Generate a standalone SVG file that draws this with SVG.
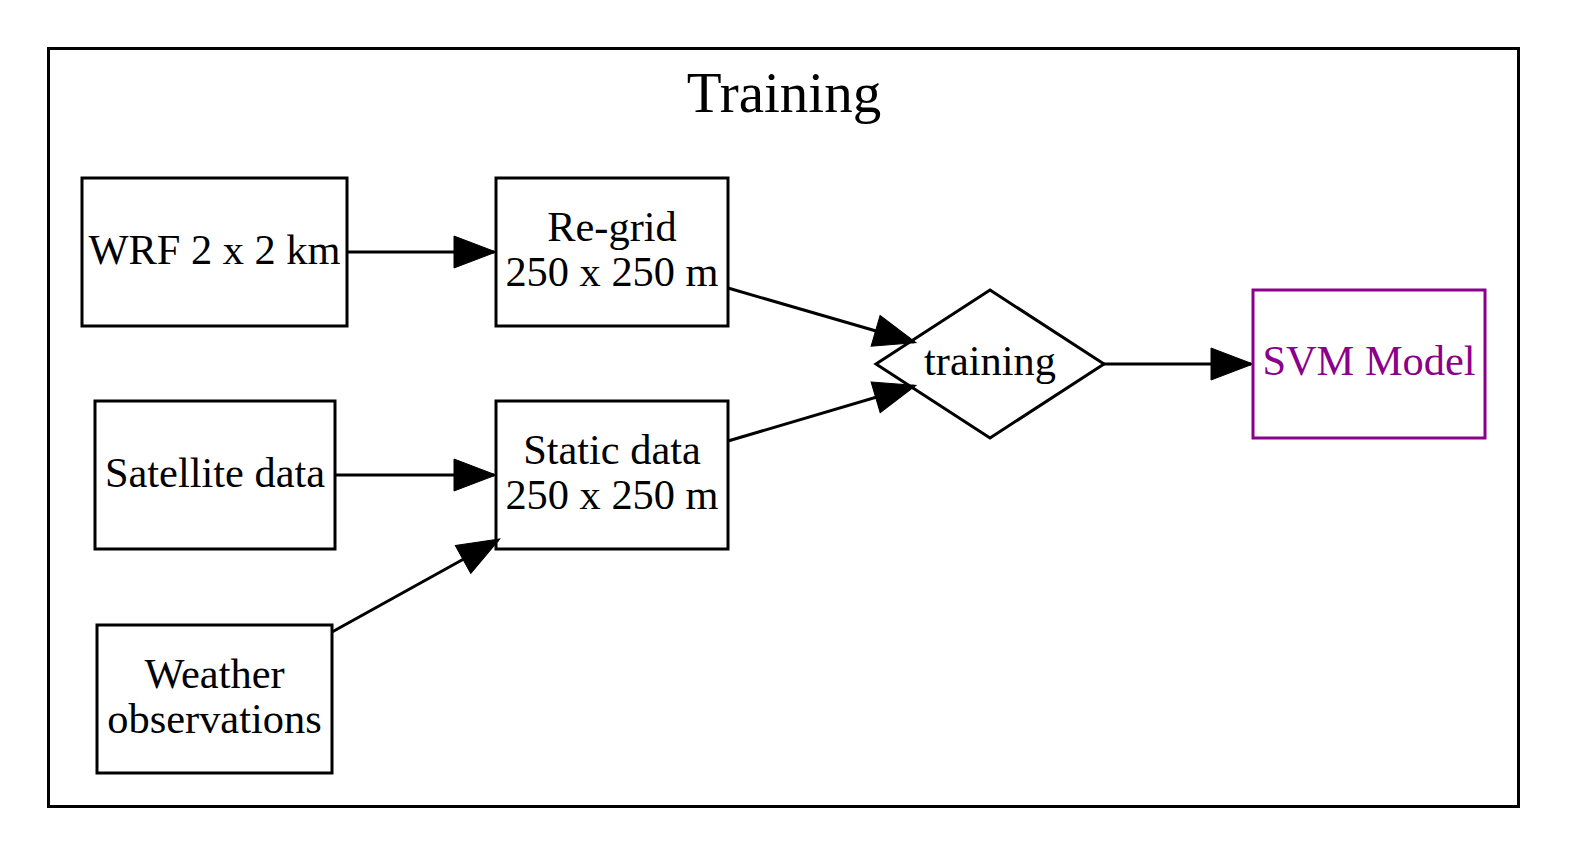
<svg xmlns="http://www.w3.org/2000/svg" width="1579" height="862" viewBox="0 0 1579 862">
<style>
.box{fill:none;stroke:#000;stroke-width:3}
.t{font-family:"Liberation Serif","Times New Roman",serif;font-size:42.4px;text-anchor:middle;fill:#000}
.e{stroke:#000;stroke-width:3;fill:none;marker-end:url(#ah)}
</style>
<defs>
<marker id="ah" markerUnits="userSpaceOnUse" markerWidth="44" markerHeight="34" refX="40" refY="16" orient="auto" overflow="visible">
<path d="M0,0 L42,16 L0,32 z" fill="#000" stroke="#000" stroke-width="1"/>
</marker>
</defs>
<rect width="1579" height="862" fill="#fff"/>
<g id="cluster_training">
<rect x="48.5" y="48.5" width="1470" height="758" fill="none" stroke="#000" stroke-width="3"/>
<text x="784" y="112" style="font-family:'Liberation Serif','Times New Roman',serif;font-size:57px;text-anchor:middle">Training</text>
</g>
<g id="edges">
<line class="e" x1="347" y1="252" x2="494" y2="252"/>
<line class="e" x1="335" y1="475" x2="494" y2="475"/>
<line class="e" x1="332" y1="632" x2="498" y2="540"/>
<line class="e" x1="728" y1="288" x2="914" y2="342"/>
<line class="e" x1="728" y1="441" x2="914" y2="386"/>
<line class="e" x1="1104" y1="364" x2="1251" y2="364"/>
</g>
<g id="wrf">
<rect class="box" x="82" y="178" width="265" height="148"/>
<text class="t" x="214.5" y="264">WRF 2 x 2 km</text>
</g>
<g id="regrid">
<rect class="box" x="496" y="178" width="232" height="148"/>
<text class="t" x="612" y="241">Re-grid</text>
<text class="t" x="612" y="286">250 x 250 m</text>
</g>
<g id="satellite">
<rect class="box" x="95" y="401" width="240" height="148"/>
<text class="t" x="215" y="487">Satellite data</text>
</g>
<g id="static">
<rect class="box" x="496" y="401" width="232" height="148"/>
<text class="t" x="612" y="464">Static data</text>
<text class="t" x="612" y="509">250 x 250 m</text>
</g>
<g id="weather">
<rect class="box" x="97" y="625" width="235" height="148"/>
<text class="t" x="214.5" y="688">Weather</text>
<text class="t" x="214.5" y="733">observations</text>
</g>
<g id="training">
<polygon class="box" points="990,290 1104,364 990,438 876,364"/>
<text class="t" x="990" y="375">training</text>
</g>
<g id="svm">
<rect x="1253" y="290" width="232" height="148" fill="none" stroke="#8b008b" stroke-width="3"/>
<text class="t" x="1369" y="375" style="fill:#8b008b">SVM Model</text>
</g>
</svg>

——

### [TASK BRIEF]
Quote the material exactly. Pictures stay out.

### [ANSWER TO THE EXERCISE]
Generate a standalone SVG file that draws this with SVG.
<svg xmlns="http://www.w3.org/2000/svg" width="1579" height="862" viewBox="0 0 1579 862">
<style>
.box{fill:none;stroke:#000;stroke-width:3}
.t{font-family:"Liberation Serif","Times New Roman",serif;font-size:42.4px;text-anchor:middle;fill:#000}
.e{stroke:#000;stroke-width:3;fill:none;marker-end:url(#ah)}
</style>
<defs>
<marker id="ah" markerUnits="userSpaceOnUse" markerWidth="44" markerHeight="34" refX="40" refY="16" orient="auto" overflow="visible">
<path d="M0,0 L42,16 L0,32 z" fill="#000" stroke="#000" stroke-width="1"/>
</marker>
</defs>
<rect width="1579" height="862" fill="#fff"/>
<g id="cluster_training">
<rect x="48.5" y="48.5" width="1470" height="758" fill="none" stroke="#000" stroke-width="3"/>
<text x="784" y="112" style="font-family:'Liberation Serif','Times New Roman',serif;font-size:57px;text-anchor:middle">Training</text>
</g>
<g id="edges">
<line class="e" x1="347" y1="252" x2="494" y2="252"/>
<line class="e" x1="335" y1="475" x2="494" y2="475"/>
<line class="e" x1="332" y1="632" x2="498" y2="540"/>
<line class="e" x1="728" y1="288" x2="914" y2="342"/>
<line class="e" x1="728" y1="441" x2="914" y2="386"/>
<line class="e" x1="1104" y1="364" x2="1251" y2="364"/>
</g>
<g id="wrf">
<rect class="box" x="82" y="178" width="265" height="148"/>
<text class="t" x="214.5" y="264">WRF 2 x 2 km</text>
</g>
<g id="regrid">
<rect class="box" x="496" y="178" width="232" height="148"/>
<text class="t" x="612" y="241">Re-grid</text>
<text class="t" x="612" y="286">250 x 250 m</text>
</g>
<g id="satellite">
<rect class="box" x="95" y="401" width="240" height="148"/>
<text class="t" x="215" y="487">Satellite data</text>
</g>
<g id="static">
<rect class="box" x="496" y="401" width="232" height="148"/>
<text class="t" x="612" y="464">Static data</text>
<text class="t" x="612" y="509">250 x 250 m</text>
</g>
<g id="weather">
<rect class="box" x="97" y="625" width="235" height="148"/>
<text class="t" x="214.5" y="688">Weather</text>
<text class="t" x="214.5" y="733">observations</text>
</g>
<g id="training">
<polygon class="box" points="990,290 1104,364 990,438 876,364"/>
<text class="t" x="990" y="375">training</text>
</g>
<g id="svm">
<rect x="1253" y="290" width="232" height="148" fill="none" stroke="#8b008b" stroke-width="3"/>
<text class="t" x="1369" y="375" style="fill:#8b008b">SVM Model</text>
</g>
</svg>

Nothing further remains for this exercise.